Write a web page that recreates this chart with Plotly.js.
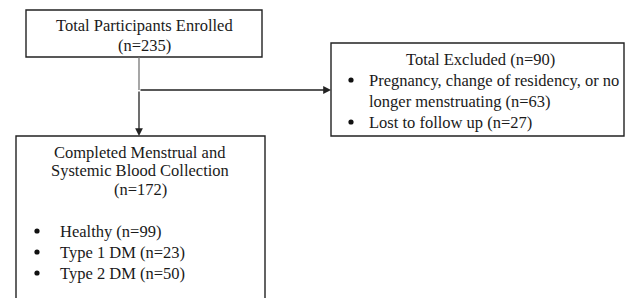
<!DOCTYPE html>
<html>
<head>
<meta charset="utf-8">
<script src="https://cdn.plot.ly/plotly-3.0.1.min.js"></script>
<style>html,body{margin:0;padding:0;background:#fff;}#chart{width:625px;height:298px;}</style>
</head>
<body>
<div id="chart"></div>
<script>
// ---- data ----
const enrolledLabel = "Total Participants Enrolled";
const enrolledN = 235;
const excludedLabel = "Total Excluded";
const excludedN = 90;
const excludedReasons = ["Pregnancy, change of residency, or no", "longer menstruating"];
const excludedReasonN = [63];
const lostLabel = "Lost to follow up";
const lostN = 27;
const completedLines = ["Completed Menstrual and", "Systemic Blood Collection"];
const completedN = 172;
const groups = ["Healthy", "Type 1 DM", "Type 2 DM"];
const groupN = [99, 23, 50];

// ---- layout helpers ----
const FONT = {family: "Liberation Serif, Times New Roman, serif", size: 16.5, color: "#1a1a1a"};
const annotations = [];
function txt(x, y, text, anchor) {
  annotations.push({x: x, y: y, xref: "x", yref: "y", text: text, showarrow: false,
    xanchor: anchor || "center", yanchor: "middle", font: FONT});
}
function arrow(x0, y0, x1, y1) {
  annotations.push({x: x1, y: y1, ax: x0, ay: y0, xref: "x", yref: "y", axref: "x", ayref: "y",
    text: "", showarrow: true, arrowhead: 2, arrowsize: 1.2, arrowwidth: 1.3, arrowcolor: "#222"});
}
const shapes = [];
function box(x0, y0, x1, y1) {
  shapes.push({type: "rect", xref: "x", yref: "y", x0: x0, y0: y0, x1: x1, y1: y1,
    line: {color: "#222", width: 1.4}, fillcolor: "rgba(0,0,0,0)"});
}
function line(x0, y0, x1, y1, c) {
  shapes.push({type: "line", xref: "x", yref: "y", x0: x0, y0: y0, x1: x1, y1: y1,
    line: {color: c || "#555", width: 1.3}});
}
function bullet(x, y) {
  const r = 2.6;
  shapes.push({type: "circle", xref: "x", yref: "y", x0: x - r, x1: x + r, y0: y - r, y1: y + r,
    line: {width: 0}, fillcolor: "#111"});
}

// boxes
box(26, 10, 262, 57);
box(331, 43, 624, 136);
box(16, 136, 265, 310);

// connectors
line(139, 57, 139, 90, "#777");
arrow(139, 90, 139, 136);
arrow(139, 90, 331, 90);

// box 1 text
txt(144, 25, enrolledLabel);
txt(144, 45, "(n=" + enrolledN + ")");

// box 2 text
txt(480, 59, excludedLabel + " (n=" + excludedN + ")");
bullet(351, 80);
txt(367, 80, excludedReasons[0], "left");
txt(367, 101, excludedReasons[1] + " (n=" + excludedReasonN[0] + ")", "left");
bullet(351, 122);
txt(367, 122, lostLabel + " (n=" + lostN + ")", "left");

// box 3 text
txt(140, 152, completedLines[0]);
txt(140, 170, completedLines[1]);
txt(140, 189, "(n=" + completedN + ")");
const gy = [231, 252, 273];
groups.forEach(function (g, i) {
  bullet(37, gy[i]);
  txt(58, gy[i], g + " (n=" + groupN[i] + ")", "left");
});

const layout = {
  width: 625, height: 298,
  margin: {l: 0, r: 0, t: 0, b: 0},
  paper_bgcolor: "#fff", plot_bgcolor: "#fff",
  xaxis: {range: [0, 625], visible: false, fixedrange: true},
  yaxis: {range: [298, 0], visible: false, fixedrange: true},
  showlegend: false,
  shapes: shapes,
  annotations: annotations
};
Plotly.newPlot("chart", [], layout, {staticPlot: true, displayModeBar: false});
</script>
</body>
</html>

◇ ◇ ◇ ◇ ◇

== Written exercise ==
Reproduce the material above verbatim; omit every picture.

== Exercise solution ==
Write a web page that recreates this chart with Plotly.js.
<!DOCTYPE html>
<html>
<head>
<meta charset="utf-8">
<script src="https://cdn.plot.ly/plotly-3.0.1.min.js"></script>
<style>html,body{margin:0;padding:0;background:#fff;}#chart{width:625px;height:298px;}</style>
</head>
<body>
<div id="chart"></div>
<script>
// ---- data ----
const enrolledLabel = "Total Participants Enrolled";
const enrolledN = 235;
const excludedLabel = "Total Excluded";
const excludedN = 90;
const excludedReasons = ["Pregnancy, change of residency, or no", "longer menstruating"];
const excludedReasonN = [63];
const lostLabel = "Lost to follow up";
const lostN = 27;
const completedLines = ["Completed Menstrual and", "Systemic Blood Collection"];
const completedN = 172;
const groups = ["Healthy", "Type 1 DM", "Type 2 DM"];
const groupN = [99, 23, 50];

// ---- layout helpers ----
const FONT = {family: "Liberation Serif, Times New Roman, serif", size: 16.5, color: "#1a1a1a"};
const annotations = [];
function txt(x, y, text, anchor) {
  annotations.push({x: x, y: y, xref: "x", yref: "y", text: text, showarrow: false,
    xanchor: anchor || "center", yanchor: "middle", font: FONT});
}
function arrow(x0, y0, x1, y1) {
  annotations.push({x: x1, y: y1, ax: x0, ay: y0, xref: "x", yref: "y", axref: "x", ayref: "y",
    text: "", showarrow: true, arrowhead: 2, arrowsize: 1.2, arrowwidth: 1.3, arrowcolor: "#222"});
}
const shapes = [];
function box(x0, y0, x1, y1) {
  shapes.push({type: "rect", xref: "x", yref: "y", x0: x0, y0: y0, x1: x1, y1: y1,
    line: {color: "#222", width: 1.4}, fillcolor: "rgba(0,0,0,0)"});
}
function line(x0, y0, x1, y1, c) {
  shapes.push({type: "line", xref: "x", yref: "y", x0: x0, y0: y0, x1: x1, y1: y1,
    line: {color: c || "#555", width: 1.3}});
}
function bullet(x, y) {
  const r = 2.6;
  shapes.push({type: "circle", xref: "x", yref: "y", x0: x - r, x1: x + r, y0: y - r, y1: y + r,
    line: {width: 0}, fillcolor: "#111"});
}

// boxes
box(26, 10, 262, 57);
box(331, 43, 624, 136);
box(16, 136, 265, 310);

// connectors
line(139, 57, 139, 90, "#777");
arrow(139, 90, 139, 136);
arrow(139, 90, 331, 90);

// box 1 text
txt(144, 25, enrolledLabel);
txt(144, 45, "(n=" + enrolledN + ")");

// box 2 text
txt(480, 59, excludedLabel + " (n=" + excludedN + ")");
bullet(351, 80);
txt(367, 80, excludedReasons[0], "left");
txt(367, 101, excludedReasons[1] + " (n=" + excludedReasonN[0] + ")", "left");
bullet(351, 122);
txt(367, 122, lostLabel + " (n=" + lostN + ")", "left");

// box 3 text
txt(140, 152, completedLines[0]);
txt(140, 170, completedLines[1]);
txt(140, 189, "(n=" + completedN + ")");
const gy = [231, 252, 273];
groups.forEach(function (g, i) {
  bullet(37, gy[i]);
  txt(58, gy[i], g + " (n=" + groupN[i] + ")", "left");
});

const layout = {
  width: 625, height: 298,
  margin: {l: 0, r: 0, t: 0, b: 0},
  paper_bgcolor: "#fff", plot_bgcolor: "#fff",
  xaxis: {range: [0, 625], visible: false, fixedrange: true},
  yaxis: {range: [298, 0], visible: false, fixedrange: true},
  showlegend: false,
  shapes: shapes,
  annotations: annotations
};
Plotly.newPlot("chart", [], layout, {staticPlot: true, displayModeBar: false});
</script>
</body>
</html>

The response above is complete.